Lathey's experience as a judge of the Marsh Award for Children's Literature in Translation and as the Director of the National Centre for Research in Children's Literature at Roehampton University London gives her the appropriate status to discuss not only the role of the translator in the field of books for children but also the process of translating literature aimed at children. Her study Translating Children's Literature (2016) builds on her previous book, The Role of Translators in Children's Literature: Invisible Storytellers (2010). The author has thus been consolidating the position of translation of children's literature in the academic field of translation studies. The publication of this study within the series Translation Practices Explained seems to testify that translating for children has been ranked among the translation fields that deserve special attention. Today, more than ever, translation for non-adult audiences requires specialization in all media, including the audio-visual and electronic ones. Accordingly, the challenges that translators of various types of texts for children have to face lead to the acknowledgement that they should be helped in their aspiration to become successful translators in their special sector.

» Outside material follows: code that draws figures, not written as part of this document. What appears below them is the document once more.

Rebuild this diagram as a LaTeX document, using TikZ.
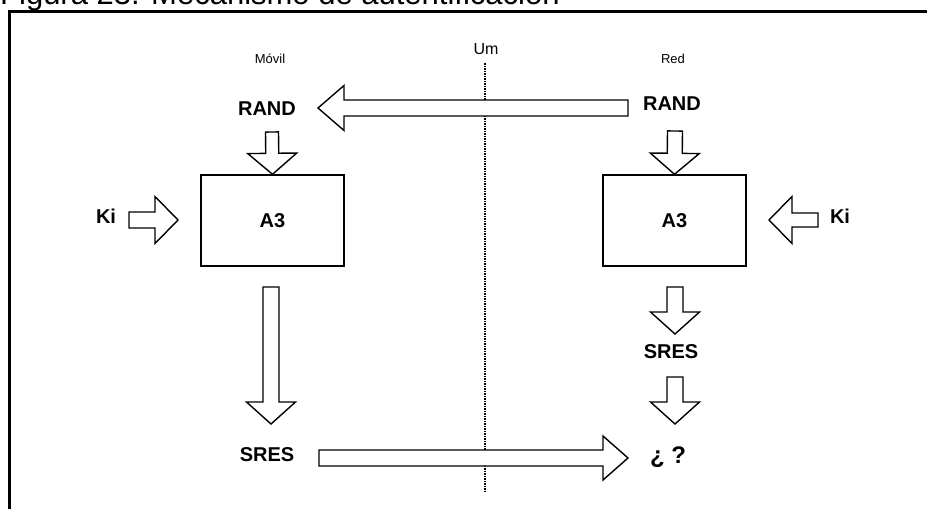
\documentclass[tikz,border=0pt]{standalone}
\usepackage{fontspec}
\setmainfont{Liberation Sans}
\usetikzlibrary{calc}
\tikzset{
  barrow/.style={draw=black, fill=white, line width=1.4pt, line join=miter},
  lbl/.style={font=\bfseries\fontsize{20}{20}\selectfont, inner sep=0pt},
  small/.style={font=\fontsize{13}{13}\selectfont, inner sep=0pt},
  algbox/.style={draw=black, line width=1.4pt, minimum width=143pt, minimum height=91pt, inner sep=0pt, font=\bfseries\fontsize{20}{20}\selectfont},
}
% block arrow from #1 to #2, half shaft #3, half head #4, head length #5
\newcommand\blockarrow[5]{%
  \path[barrow] let \p1=#1, \p2=#2,
    \n1={atan2(\y2-\y1,\x2-\x1)},
    \n2={scalar(veclen(\x2-\x1,\y2-\y1))} in
    [shift={(\p1)}, rotate=\n1]
    (0,#3) -- ({\n2-#5},#3) -- ({\n2-#5},#4) -- (\n2,0) -- ({\n2-#5},-#4)
    -- ({\n2-#5},-#3) -- (0,-#3) -- cycle;}
\begin{document}
\begin{tikzpicture}[x=1pt,y=-1pt]
\useasboundingbox (0,0) rectangle (927,509);
\clip (0,0) rectangle (927,509);
% caption (cut at the top)
\node[anchor=base west, inner sep=0pt, font=\fontsize{31}{31}\selectfont] (cap) at (0,4.5) {Figura 23. Mecanismo de autentificación};
% frame
\draw[line width=3pt] (9,515) -- (9,11) -- (930,11);
% Um line
\coordinate (umtop) at (485,63);
\coordinate (umbot) at (485,492);
\draw[line width=1.1pt, dash pattern=on 1.5pt off 1pt] (umtop) -- (umbot);
\node[font=\fontsize{16}{16}\selectfont, inner sep=0pt] (um) at (486,49) {Um};
\node[small] (movil) at (270,59) {Móvil};
\node[small] (red) at (673,59) {Red};
% boxes
\node[algbox] (boxL) at (272.5,220.5) {A3};
\node[algbox] (boxR) at (674.5,220.5) {A3};
% labels
\node[lbl] (randL) at (267,109) {RAND};
\node[lbl] (randR) at (672,104) {RAND};
\node[lbl] (kiL) at (106,216) {Ki};
\node[lbl] (kiR) at (840,216) {Ki};
\node[lbl] (sresL) at (267,455) {SRES};
\node[lbl] (sresR) at (671,352) {SRES};
\node[font=\bfseries\fontsize{24}{24}\selectfont, inner sep=0pt] (q) at (668,457) {¿ ?};
% arrow end points
\coordinate (r1) at (628,108);  \coordinate (r2) at (318,108);
\coordinate (k1) at (129,220);  \coordinate (k2) at (178,220);
\coordinate (k3) at (818,220);  \coordinate (k4) at (769,220);
\coordinate (s1) at (319,458);  \coordinate (s2) at (628,458);
\coordinate (l1) at (272,132);
\coordinate (l2) at (271,287);  \coordinate (l3) at (271,424);
\coordinate (m1) at (675,131);
\coordinate (m2) at (675,287);  \coordinate (m3) at (675,334);
\coordinate (m4) at (675,377);  \coordinate (m5) at (675,424);
% arrows
\blockarrow{(r1)}{(r2)}{8}{22.5}{26}
\blockarrow{(k1)}{(k2)}{8}{23.5}{23}
\blockarrow{(k3)}{(k4)}{7}{23.5}{23}
\blockarrow{(s1)}{(s2)}{8}{22}{25}
\blockarrow{(l1)}{(boxL.north)}{6.5}{24.5}{21}
\blockarrow{(m1)}{(boxR.north)}{7.5}{24.5}{21}
\blockarrow{(l2)}{(l3)}{8}{24.5}{22}
\blockarrow{(m2)}{(m3)}{8}{24.5}{22}
\blockarrow{(m4)}{(m5)}{8}{24.5}{22}
\end{tikzpicture}
\end{document}
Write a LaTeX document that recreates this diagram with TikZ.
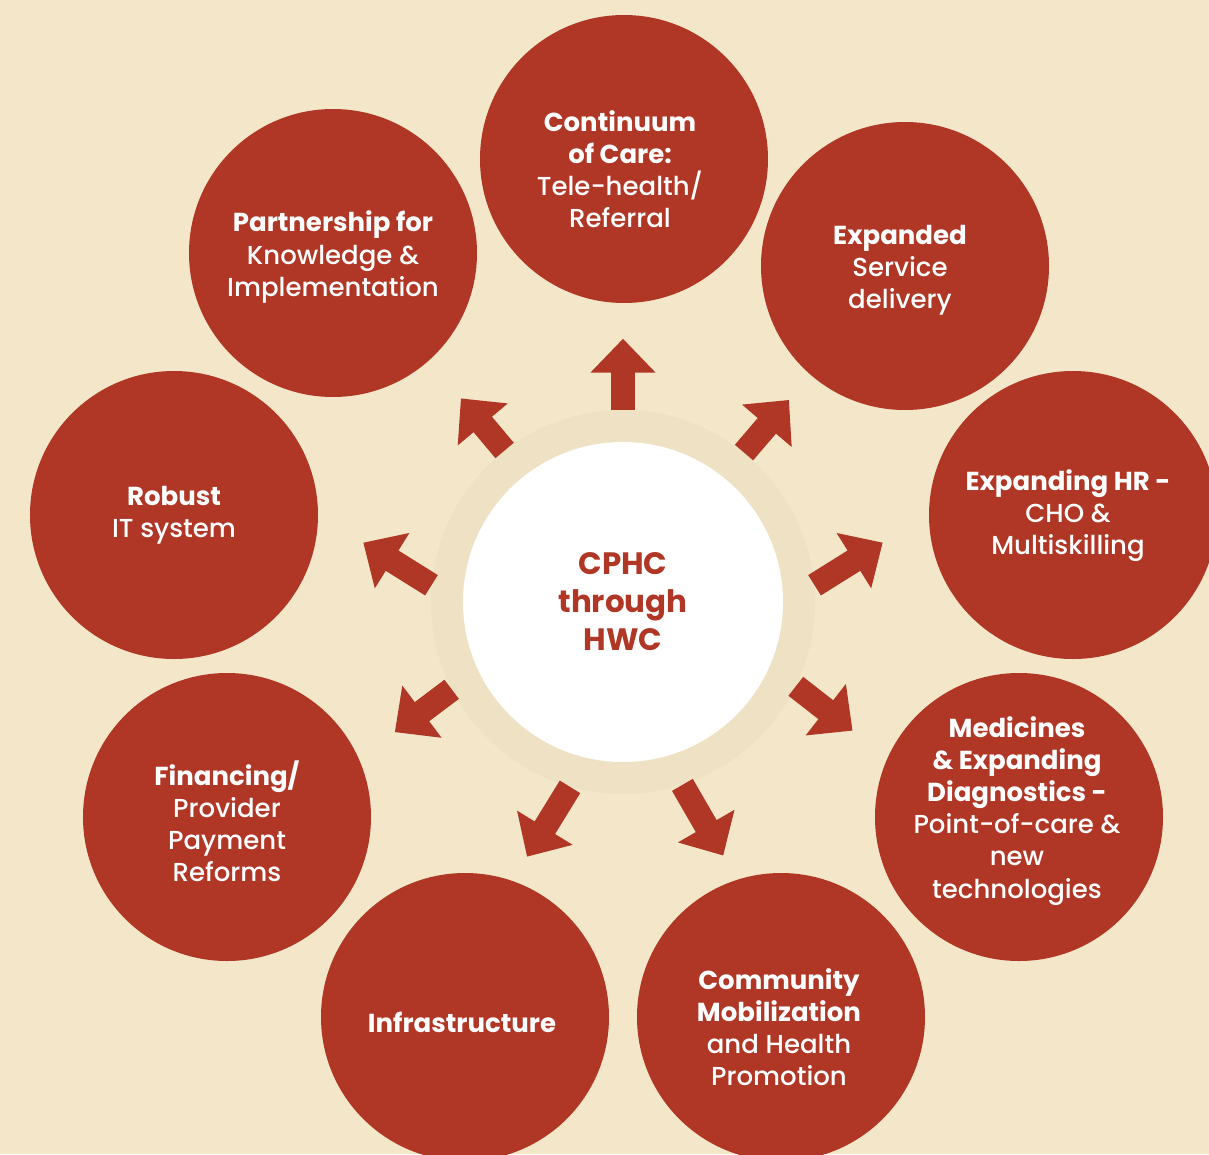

In order to facilitate these complex endeavors, Lathey addresses all types of students of translation, including self-learners. She empowers them by pointing to various aspects of books for children, particularly to the fluidity between adult and non-adult fiction, and by stressing the inherent dual address of most books aimed at children. According to her, conveying this adult-child duality may be the particular challenge of translating children's literature. However, in order to give a broader insight into the issues of translating for children, the author complements her analysis and conclusions with the expert opinion of others—such as scholars, critics, authors, illustrators, and translators. For example, she quotes Jill Paton Walsh's consideration of translation for children and compares passages from Roald Dahl's short story for adults The Champion of the World and its version for children, Danny: The Champion of the World.

Lathey's study is particularly significant as it examines translated texts from all five continents and refers to works written in more than ten different languages. Readers will not only learn about the features of the translation of children's classics like Milne's Winnie-the-Pooh or Collodi's Pinocchio, but they are also offered excerpts from several texts in both the source language and the target version.

However, this work is not only a scholarly study but also a practical guide assisting future translators or those desiring to improve their translation skills. It offers exercises, discussion points, and further readings. Such a didactic apparatus containing various types of helpful practical suggestions as well as implicit and explicit advice to readers presents an invaluable stimulus for effective work. It will also encourage students to read widely across children's literature [End Page 75] to consider in a responsible way the themes discussed and to properly prepare for the challenges confronting translators.

Translating Children's Literature can, therefore, be seen as essential reading for anyone working on the translation of children's literature internationally and as an empowering text for further studies of translation of children's literature on national levels.